Data block

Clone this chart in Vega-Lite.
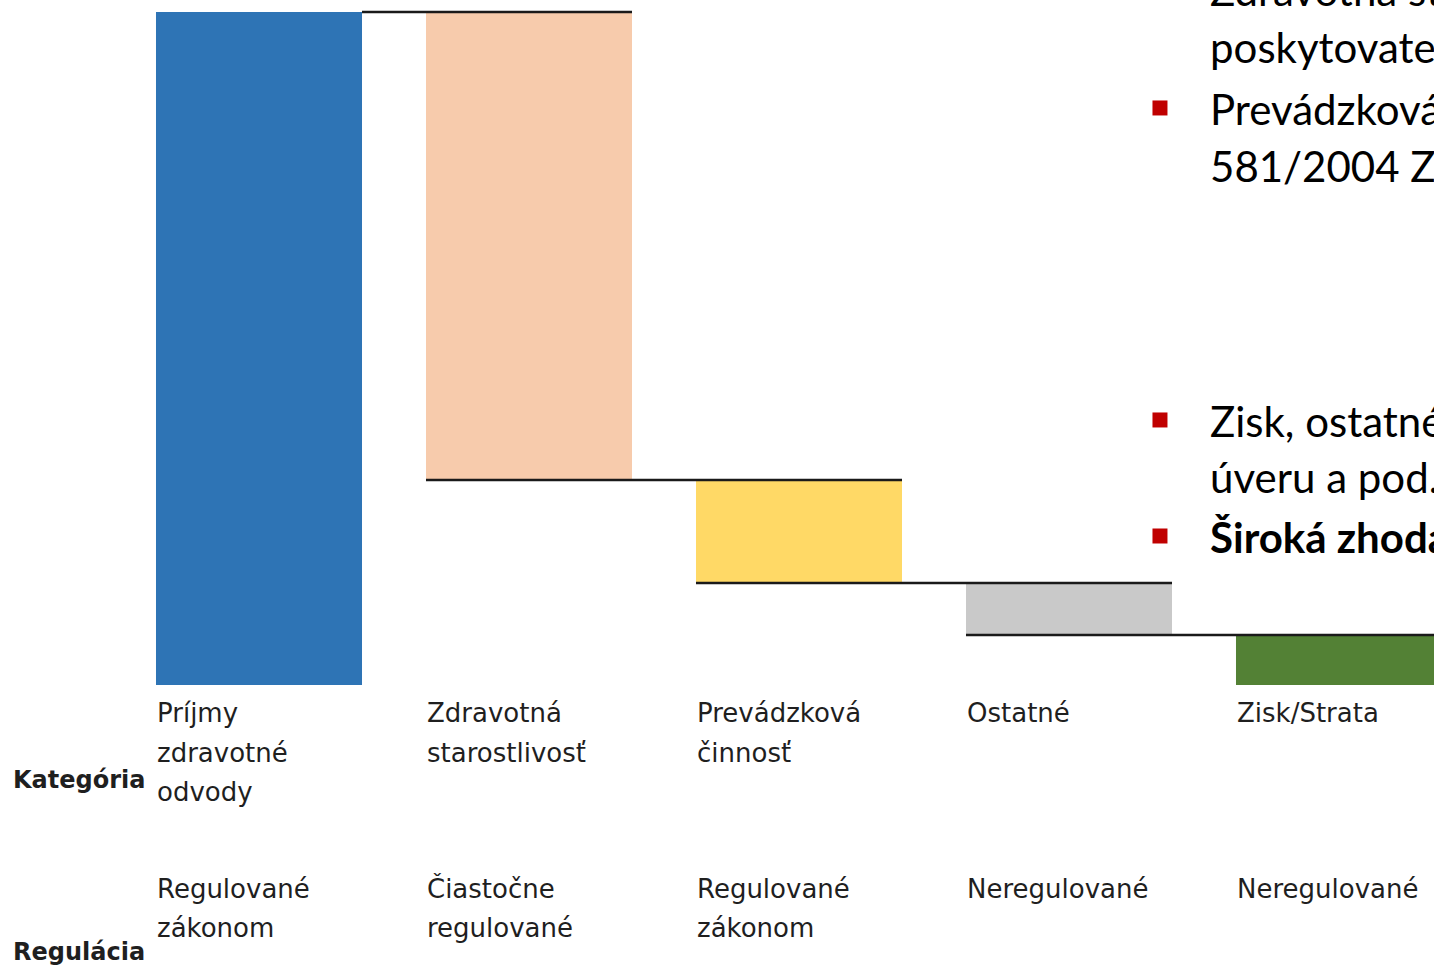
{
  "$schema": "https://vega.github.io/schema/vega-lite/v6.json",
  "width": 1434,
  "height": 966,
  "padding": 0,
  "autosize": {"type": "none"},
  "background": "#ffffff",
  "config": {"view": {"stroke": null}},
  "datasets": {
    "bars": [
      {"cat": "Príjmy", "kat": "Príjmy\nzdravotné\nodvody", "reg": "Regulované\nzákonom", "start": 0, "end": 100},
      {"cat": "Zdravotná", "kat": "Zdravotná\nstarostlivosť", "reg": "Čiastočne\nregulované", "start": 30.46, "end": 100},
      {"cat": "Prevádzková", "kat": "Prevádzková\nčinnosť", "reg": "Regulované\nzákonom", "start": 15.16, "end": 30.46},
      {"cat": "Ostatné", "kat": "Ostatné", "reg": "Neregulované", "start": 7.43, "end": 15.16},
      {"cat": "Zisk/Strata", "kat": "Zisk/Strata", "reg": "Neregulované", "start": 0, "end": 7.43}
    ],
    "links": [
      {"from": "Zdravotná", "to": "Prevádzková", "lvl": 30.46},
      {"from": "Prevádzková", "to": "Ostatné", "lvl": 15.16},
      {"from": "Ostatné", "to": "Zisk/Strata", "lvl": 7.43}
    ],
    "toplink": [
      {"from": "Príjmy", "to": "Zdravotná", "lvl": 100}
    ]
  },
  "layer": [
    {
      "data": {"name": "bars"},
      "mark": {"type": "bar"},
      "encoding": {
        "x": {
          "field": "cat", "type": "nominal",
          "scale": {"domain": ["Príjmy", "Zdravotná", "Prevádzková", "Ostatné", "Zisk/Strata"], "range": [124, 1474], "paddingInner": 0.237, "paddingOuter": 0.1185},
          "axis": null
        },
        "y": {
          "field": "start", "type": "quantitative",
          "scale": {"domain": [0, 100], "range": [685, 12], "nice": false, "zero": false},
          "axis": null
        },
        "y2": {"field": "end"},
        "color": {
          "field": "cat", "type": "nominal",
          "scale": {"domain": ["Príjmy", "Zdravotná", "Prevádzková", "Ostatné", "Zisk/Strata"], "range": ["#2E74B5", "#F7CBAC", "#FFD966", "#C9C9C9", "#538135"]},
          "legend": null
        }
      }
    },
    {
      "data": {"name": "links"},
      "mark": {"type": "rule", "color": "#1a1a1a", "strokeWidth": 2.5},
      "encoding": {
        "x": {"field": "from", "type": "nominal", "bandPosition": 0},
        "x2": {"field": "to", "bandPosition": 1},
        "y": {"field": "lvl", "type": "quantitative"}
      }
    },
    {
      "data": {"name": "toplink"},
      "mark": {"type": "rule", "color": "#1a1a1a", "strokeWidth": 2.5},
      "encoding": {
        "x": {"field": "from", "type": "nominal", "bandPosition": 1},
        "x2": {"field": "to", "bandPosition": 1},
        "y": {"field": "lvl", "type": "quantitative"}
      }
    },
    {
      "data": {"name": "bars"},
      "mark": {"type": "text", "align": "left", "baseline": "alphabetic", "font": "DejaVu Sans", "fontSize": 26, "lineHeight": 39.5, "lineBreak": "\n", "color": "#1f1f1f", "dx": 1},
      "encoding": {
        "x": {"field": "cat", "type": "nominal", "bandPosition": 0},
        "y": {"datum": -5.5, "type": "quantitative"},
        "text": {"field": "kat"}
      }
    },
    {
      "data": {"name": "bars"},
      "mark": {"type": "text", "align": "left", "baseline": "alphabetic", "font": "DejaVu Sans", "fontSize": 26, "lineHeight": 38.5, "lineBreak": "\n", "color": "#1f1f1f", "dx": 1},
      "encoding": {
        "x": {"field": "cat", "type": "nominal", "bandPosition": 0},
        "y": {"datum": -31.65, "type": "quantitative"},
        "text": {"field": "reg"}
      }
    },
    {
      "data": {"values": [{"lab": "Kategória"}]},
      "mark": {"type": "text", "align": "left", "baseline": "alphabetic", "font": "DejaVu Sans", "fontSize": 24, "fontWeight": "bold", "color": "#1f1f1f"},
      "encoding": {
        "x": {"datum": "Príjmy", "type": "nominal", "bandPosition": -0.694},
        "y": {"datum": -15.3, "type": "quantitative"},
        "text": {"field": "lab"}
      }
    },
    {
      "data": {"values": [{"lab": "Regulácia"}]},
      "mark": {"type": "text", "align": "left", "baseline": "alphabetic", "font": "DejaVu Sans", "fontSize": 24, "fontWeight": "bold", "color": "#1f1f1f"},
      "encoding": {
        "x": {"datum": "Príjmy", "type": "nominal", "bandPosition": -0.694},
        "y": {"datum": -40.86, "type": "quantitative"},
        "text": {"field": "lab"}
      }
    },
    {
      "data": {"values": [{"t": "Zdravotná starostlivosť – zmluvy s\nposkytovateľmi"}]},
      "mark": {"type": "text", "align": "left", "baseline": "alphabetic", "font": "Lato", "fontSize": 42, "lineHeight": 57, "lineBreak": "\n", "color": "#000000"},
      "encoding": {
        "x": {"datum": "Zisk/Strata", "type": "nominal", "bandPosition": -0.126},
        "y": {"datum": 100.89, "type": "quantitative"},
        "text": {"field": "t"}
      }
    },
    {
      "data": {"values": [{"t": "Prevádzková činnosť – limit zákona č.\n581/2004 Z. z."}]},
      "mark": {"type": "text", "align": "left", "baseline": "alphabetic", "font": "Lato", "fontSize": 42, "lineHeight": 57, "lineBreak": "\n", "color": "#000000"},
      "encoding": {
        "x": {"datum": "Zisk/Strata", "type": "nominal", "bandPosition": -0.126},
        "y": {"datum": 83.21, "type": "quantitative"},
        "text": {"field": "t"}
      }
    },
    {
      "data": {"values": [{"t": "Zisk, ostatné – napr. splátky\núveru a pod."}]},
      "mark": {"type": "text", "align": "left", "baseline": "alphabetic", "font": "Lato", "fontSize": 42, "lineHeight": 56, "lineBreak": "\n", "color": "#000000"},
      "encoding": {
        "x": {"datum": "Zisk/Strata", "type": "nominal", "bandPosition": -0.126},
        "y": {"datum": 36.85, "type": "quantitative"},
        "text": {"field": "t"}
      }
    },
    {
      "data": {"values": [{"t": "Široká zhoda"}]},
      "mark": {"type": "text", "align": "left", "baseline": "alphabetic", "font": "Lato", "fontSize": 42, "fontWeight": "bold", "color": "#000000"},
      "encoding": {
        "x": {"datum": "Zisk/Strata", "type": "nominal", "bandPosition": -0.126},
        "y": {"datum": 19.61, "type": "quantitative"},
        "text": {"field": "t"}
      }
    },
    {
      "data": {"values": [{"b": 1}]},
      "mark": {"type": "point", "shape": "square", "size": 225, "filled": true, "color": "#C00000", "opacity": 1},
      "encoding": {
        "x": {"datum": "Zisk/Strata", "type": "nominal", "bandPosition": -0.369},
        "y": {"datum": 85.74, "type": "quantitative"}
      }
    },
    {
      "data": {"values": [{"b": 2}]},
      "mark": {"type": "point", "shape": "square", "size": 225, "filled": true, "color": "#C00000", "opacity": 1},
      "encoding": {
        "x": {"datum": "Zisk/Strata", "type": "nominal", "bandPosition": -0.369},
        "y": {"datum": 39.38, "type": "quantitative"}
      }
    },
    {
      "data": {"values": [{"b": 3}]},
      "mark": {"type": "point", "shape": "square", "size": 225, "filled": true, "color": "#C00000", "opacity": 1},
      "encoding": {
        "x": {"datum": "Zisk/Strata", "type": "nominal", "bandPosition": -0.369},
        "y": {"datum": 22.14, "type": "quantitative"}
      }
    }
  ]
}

Problem details
Copy all the data exactly as written, but skip any picture.

Reply to the task
Clone this chart in Vega-Lite.
{
  "$schema": "https://vega.github.io/schema/vega-lite/v6.json",
  "width": 1434,
  "height": 966,
  "padding": 0,
  "autosize": {"type": "none"},
  "background": "#ffffff",
  "config": {"view": {"stroke": null}},
  "datasets": {
    "bars": [
      {"cat": "Príjmy", "kat": "Príjmy\nzdravotné\nodvody", "reg": "Regulované\nzákonom", "start": 0, "end": 100},
      {"cat": "Zdravotná", "kat": "Zdravotná\nstarostlivosť", "reg": "Čiastočne\nregulované", "start": 30.46, "end": 100},
      {"cat": "Prevádzková", "kat": "Prevádzková\nčinnosť", "reg": "Regulované\nzákonom", "start": 15.16, "end": 30.46},
      {"cat": "Ostatné", "kat": "Ostatné", "reg": "Neregulované", "start": 7.43, "end": 15.16},
      {"cat": "Zisk/Strata", "kat": "Zisk/Strata", "reg": "Neregulované", "start": 0, "end": 7.43}
    ],
    "links": [
      {"from": "Zdravotná", "to": "Prevádzková", "lvl": 30.46},
      {"from": "Prevádzková", "to": "Ostatné", "lvl": 15.16},
      {"from": "Ostatné", "to": "Zisk/Strata", "lvl": 7.43}
    ],
    "toplink": [
      {"from": "Príjmy", "to": "Zdravotná", "lvl": 100}
    ]
  },
  "layer": [
    {
      "data": {"name": "bars"},
      "mark": {"type": "bar"},
      "encoding": {
        "x": {
          "field": "cat", "type": "nominal",
          "scale": {"domain": ["Príjmy", "Zdravotná", "Prevádzková", "Ostatné", "Zisk/Strata"], "range": [124, 1474], "paddingInner": 0.237, "paddingOuter": 0.1185},
          "axis": null
        },
        "y": {
          "field": "start", "type": "quantitative",
          "scale": {"domain": [0, 100], "range": [685, 12], "nice": false, "zero": false},
          "axis": null
        },
        "y2": {"field": "end"},
        "color": {
          "field": "cat", "type": "nominal",
          "scale": {"domain": ["Príjmy", "Zdravotná", "Prevádzková", "Ostatné", "Zisk/Strata"], "range": ["#2E74B5", "#F7CBAC", "#FFD966", "#C9C9C9", "#538135"]},
          "legend": null
        }
      }
    },
    {
      "data": {"name": "links"},
      "mark": {"type": "rule", "color": "#1a1a1a", "strokeWidth": 2.5},
      "encoding": {
        "x": {"field": "from", "type": "nominal", "bandPosition": 0},
        "x2": {"field": "to", "bandPosition": 1},
        "y": {"field": "lvl", "type": "quantitative"}
      }
    },
    {
      "data": {"name": "toplink"},
      "mark": {"type": "rule", "color": "#1a1a1a", "strokeWidth": 2.5},
      "encoding": {
        "x": {"field": "from", "type": "nominal", "bandPosition": 1},
        "x2": {"field": "to", "bandPosition": 1},
        "y": {"field": "lvl", "type": "quantitative"}
      }
    },
    {
      "data": {"name": "bars"},
      "mark": {"type": "text", "align": "left", "baseline": "alphabetic", "font": "DejaVu Sans", "fontSize": 26, "lineHeight": 39.5, "lineBreak": "\n", "color": "#1f1f1f", "dx": 1},
      "encoding": {
        "x": {"field": "cat", "type": "nominal", "bandPosition": 0},
        "y": {"datum": -5.5, "type": "quantitative"},
        "text": {"field": "kat"}
      }
    },
    {
      "data": {"name": "bars"},
      "mark": {"type": "text", "align": "left", "baseline": "alphabetic", "font": "DejaVu Sans", "fontSize": 26, "lineHeight": 38.5, "lineBreak": "\n", "color": "#1f1f1f", "dx": 1},
      "encoding": {
        "x": {"field": "cat", "type": "nominal", "bandPosition": 0},
        "y": {"datum": -31.65, "type": "quantitative"},
        "text": {"field": "reg"}
      }
    },
    {
      "data": {"values": [{"lab": "Kategória"}]},
      "mark": {"type": "text", "align": "left", "baseline": "alphabetic", "font": "DejaVu Sans", "fontSize": 24, "fontWeight": "bold", "color": "#1f1f1f"},
      "encoding": {
        "x": {"datum": "Príjmy", "type": "nominal", "bandPosition": -0.694},
        "y": {"datum": -15.3, "type": "quantitative"},
        "text": {"field": "lab"}
      }
    },
    {
      "data": {"values": [{"lab": "Regulácia"}]},
      "mark": {"type": "text", "align": "left", "baseline": "alphabetic", "font": "DejaVu Sans", "fontSize": 24, "fontWeight": "bold", "color": "#1f1f1f"},
      "encoding": {
        "x": {"datum": "Príjmy", "type": "nominal", "bandPosition": -0.694},
        "y": {"datum": -40.86, "type": "quantitative"},
        "text": {"field": "lab"}
      }
    },
    {
      "data": {"values": [{"t": "Zdravotná starostlivosť – zmluvy s\nposkytovateľmi"}]},
      "mark": {"type": "text", "align": "left", "baseline": "alphabetic", "font": "Lato", "fontSize": 42, "lineHeight": 57, "lineBreak": "\n", "color": "#000000"},
      "encoding": {
        "x": {"datum": "Zisk/Strata", "type": "nominal", "bandPosition": -0.126},
        "y": {"datum": 100.89, "type": "quantitative"},
        "text": {"field": "t"}
      }
    },
    {
      "data": {"values": [{"t": "Prevádzková činnosť – limit zákona č.\n581/2004 Z. z."}]},
      "mark": {"type": "text", "align": "left", "baseline": "alphabetic", "font": "Lato", "fontSize": 42, "lineHeight": 57, "lineBreak": "\n", "color": "#000000"},
      "encoding": {
        "x": {"datum": "Zisk/Strata", "type": "nominal", "bandPosition": -0.126},
        "y": {"datum": 83.21, "type": "quantitative"},
        "text": {"field": "t"}
      }
    },
    {
      "data": {"values": [{"t": "Zisk, ostatné – napr. splátky\núveru a pod."}]},
      "mark": {"type": "text", "align": "left", "baseline": "alphabetic", "font": "Lato", "fontSize": 42, "lineHeight": 56, "lineBreak": "\n", "color": "#000000"},
      "encoding": {
        "x": {"datum": "Zisk/Strata", "type": "nominal", "bandPosition": -0.126},
        "y": {"datum": 36.85, "type": "quantitative"},
        "text": {"field": "t"}
      }
    },
    {
      "data": {"values": [{"t": "Široká zhoda"}]},
      "mark": {"type": "text", "align": "left", "baseline": "alphabetic", "font": "Lato", "fontSize": 42, "fontWeight": "bold", "color": "#000000"},
      "encoding": {
        "x": {"datum": "Zisk/Strata", "type": "nominal", "bandPosition": -0.126},
        "y": {"datum": 19.61, "type": "quantitative"},
        "text": {"field": "t"}
      }
    },
    {
      "data": {"values": [{"b": 1}]},
      "mark": {"type": "point", "shape": "square", "size": 225, "filled": true, "color": "#C00000", "opacity": 1},
      "encoding": {
        "x": {"datum": "Zisk/Strata", "type": "nominal", "bandPosition": -0.369},
        "y": {"datum": 85.74, "type": "quantitative"}
      }
    },
    {
      "data": {"values": [{"b": 2}]},
      "mark": {"type": "point", "shape": "square", "size": 225, "filled": true, "color": "#C00000", "opacity": 1},
      "encoding": {
        "x": {"datum": "Zisk/Strata", "type": "nominal", "bandPosition": -0.369},
        "y": {"datum": 39.38, "type": "quantitative"}
      }
    },
    {
      "data": {"values": [{"b": 3}]},
      "mark": {"type": "point", "shape": "square", "size": 225, "filled": true, "color": "#C00000", "opacity": 1},
      "encoding": {
        "x": {"datum": "Zisk/Strata", "type": "nominal", "bandPosition": -0.369},
        "y": {"datum": 22.14, "type": "quantitative"}
      }
    }
  ]
}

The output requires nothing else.